§ **TASK OBJECTIVE**
Return, without pictures, the lines from the start of the data through the one that contains "x = np.arange(len(years))".

%%

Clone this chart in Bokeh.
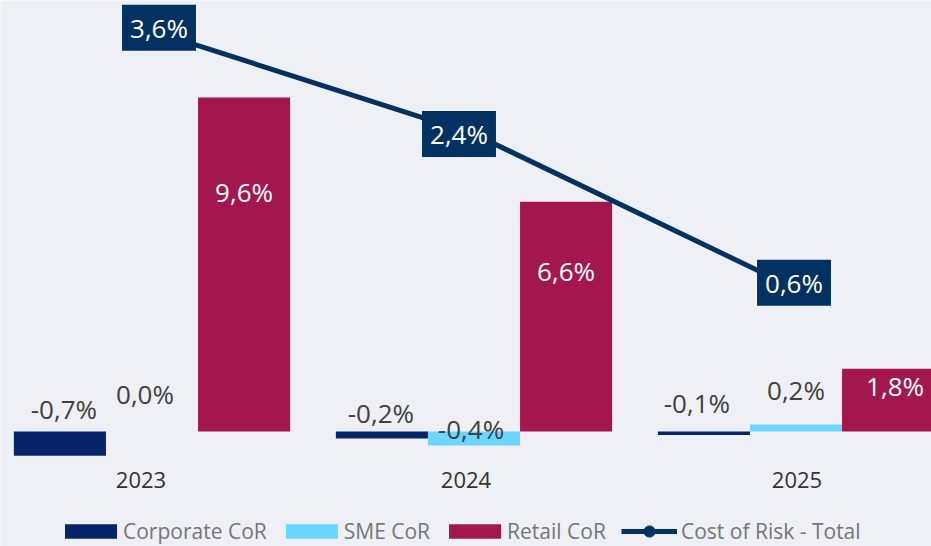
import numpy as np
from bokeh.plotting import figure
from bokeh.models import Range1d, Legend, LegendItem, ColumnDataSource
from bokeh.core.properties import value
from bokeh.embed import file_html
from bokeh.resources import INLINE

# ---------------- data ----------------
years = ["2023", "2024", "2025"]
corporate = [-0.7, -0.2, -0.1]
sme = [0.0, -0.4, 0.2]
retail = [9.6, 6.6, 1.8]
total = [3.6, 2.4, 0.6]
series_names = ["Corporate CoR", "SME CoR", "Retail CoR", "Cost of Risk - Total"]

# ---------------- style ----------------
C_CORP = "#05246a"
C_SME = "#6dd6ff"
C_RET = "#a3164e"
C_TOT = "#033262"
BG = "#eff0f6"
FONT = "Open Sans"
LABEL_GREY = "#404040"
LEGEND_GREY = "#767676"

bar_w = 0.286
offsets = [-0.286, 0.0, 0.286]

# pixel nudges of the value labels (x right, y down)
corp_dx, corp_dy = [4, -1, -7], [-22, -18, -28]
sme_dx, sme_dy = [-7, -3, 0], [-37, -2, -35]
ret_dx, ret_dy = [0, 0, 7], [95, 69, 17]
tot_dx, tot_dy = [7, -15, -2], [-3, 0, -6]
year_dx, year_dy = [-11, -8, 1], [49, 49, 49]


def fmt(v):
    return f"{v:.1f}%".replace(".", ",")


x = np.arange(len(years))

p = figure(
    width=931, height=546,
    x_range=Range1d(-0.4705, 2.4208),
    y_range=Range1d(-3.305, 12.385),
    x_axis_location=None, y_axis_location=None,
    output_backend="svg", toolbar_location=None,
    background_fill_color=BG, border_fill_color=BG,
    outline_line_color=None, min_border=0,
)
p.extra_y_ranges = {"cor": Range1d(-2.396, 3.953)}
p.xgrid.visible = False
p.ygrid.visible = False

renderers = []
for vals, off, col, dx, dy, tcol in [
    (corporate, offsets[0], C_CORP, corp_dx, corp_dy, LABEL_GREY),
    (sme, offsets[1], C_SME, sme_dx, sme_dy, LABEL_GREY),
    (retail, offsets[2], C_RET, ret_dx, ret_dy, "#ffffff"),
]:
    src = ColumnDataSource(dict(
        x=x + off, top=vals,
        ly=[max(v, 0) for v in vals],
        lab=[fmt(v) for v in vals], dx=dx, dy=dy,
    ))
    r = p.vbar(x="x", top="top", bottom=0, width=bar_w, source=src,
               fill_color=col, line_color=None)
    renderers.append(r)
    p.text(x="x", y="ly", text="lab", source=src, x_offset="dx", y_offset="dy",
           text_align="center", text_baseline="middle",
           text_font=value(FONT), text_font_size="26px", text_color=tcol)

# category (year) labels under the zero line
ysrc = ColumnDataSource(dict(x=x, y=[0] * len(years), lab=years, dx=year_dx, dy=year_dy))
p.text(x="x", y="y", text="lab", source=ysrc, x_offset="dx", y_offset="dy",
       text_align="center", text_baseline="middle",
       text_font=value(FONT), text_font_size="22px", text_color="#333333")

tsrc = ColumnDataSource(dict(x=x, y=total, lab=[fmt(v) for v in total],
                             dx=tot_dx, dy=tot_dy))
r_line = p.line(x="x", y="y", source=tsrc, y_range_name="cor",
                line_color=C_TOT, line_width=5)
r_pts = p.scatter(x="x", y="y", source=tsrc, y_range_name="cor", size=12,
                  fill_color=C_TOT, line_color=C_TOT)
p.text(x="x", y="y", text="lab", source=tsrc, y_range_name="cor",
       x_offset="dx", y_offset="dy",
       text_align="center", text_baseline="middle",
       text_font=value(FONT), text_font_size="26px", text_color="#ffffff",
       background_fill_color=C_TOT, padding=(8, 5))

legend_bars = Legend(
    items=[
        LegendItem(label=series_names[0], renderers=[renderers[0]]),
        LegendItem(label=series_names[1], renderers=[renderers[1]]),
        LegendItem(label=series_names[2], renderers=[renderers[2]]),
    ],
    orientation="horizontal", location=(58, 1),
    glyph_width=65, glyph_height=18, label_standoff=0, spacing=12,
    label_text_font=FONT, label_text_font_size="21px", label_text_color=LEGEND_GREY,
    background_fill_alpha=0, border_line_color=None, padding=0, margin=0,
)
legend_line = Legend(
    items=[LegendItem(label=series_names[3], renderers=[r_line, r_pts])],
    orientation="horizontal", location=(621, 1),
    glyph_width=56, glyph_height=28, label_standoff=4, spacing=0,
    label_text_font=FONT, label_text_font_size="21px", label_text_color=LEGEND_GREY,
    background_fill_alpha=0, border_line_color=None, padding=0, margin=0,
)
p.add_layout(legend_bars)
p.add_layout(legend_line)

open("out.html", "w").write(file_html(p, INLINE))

%%

§ **WORKED ANSWER**
Clone this chart in Bokeh.
import numpy as np
from bokeh.plotting import figure
from bokeh.models import Range1d, Legend, LegendItem, ColumnDataSource
from bokeh.core.properties import value
from bokeh.embed import file_html
from bokeh.resources import INLINE

# ---------------- data ----------------
years = ["2023", "2024", "2025"]
corporate = [-0.7, -0.2, -0.1]
sme = [0.0, -0.4, 0.2]
retail = [9.6, 6.6, 1.8]
total = [3.6, 2.4, 0.6]
series_names = ["Corporate CoR", "SME CoR", "Retail CoR", "Cost of Risk - Total"]

# ---------------- style ----------------
C_CORP = "#05246a"
C_SME = "#6dd6ff"
C_RET = "#a3164e"
C_TOT = "#033262"
BG = "#eff0f6"
FONT = "Open Sans"
LABEL_GREY = "#404040"
LEGEND_GREY = "#767676"

bar_w = 0.286
offsets = [-0.286, 0.0, 0.286]

# pixel nudges of the value labels (x right, y down)
corp_dx, corp_dy = [4, -1, -7], [-22, -18, -28]
sme_dx, sme_dy = [-7, -3, 0], [-37, -2, -35]
ret_dx, ret_dy = [0, 0, 7], [95, 69, 17]
tot_dx, tot_dy = [7, -15, -2], [-3, 0, -6]
year_dx, year_dy = [-11, -8, 1], [49, 49, 49]


def fmt(v):
    return f"{v:.1f}%".replace(".", ",")


x = np.arange(len(years))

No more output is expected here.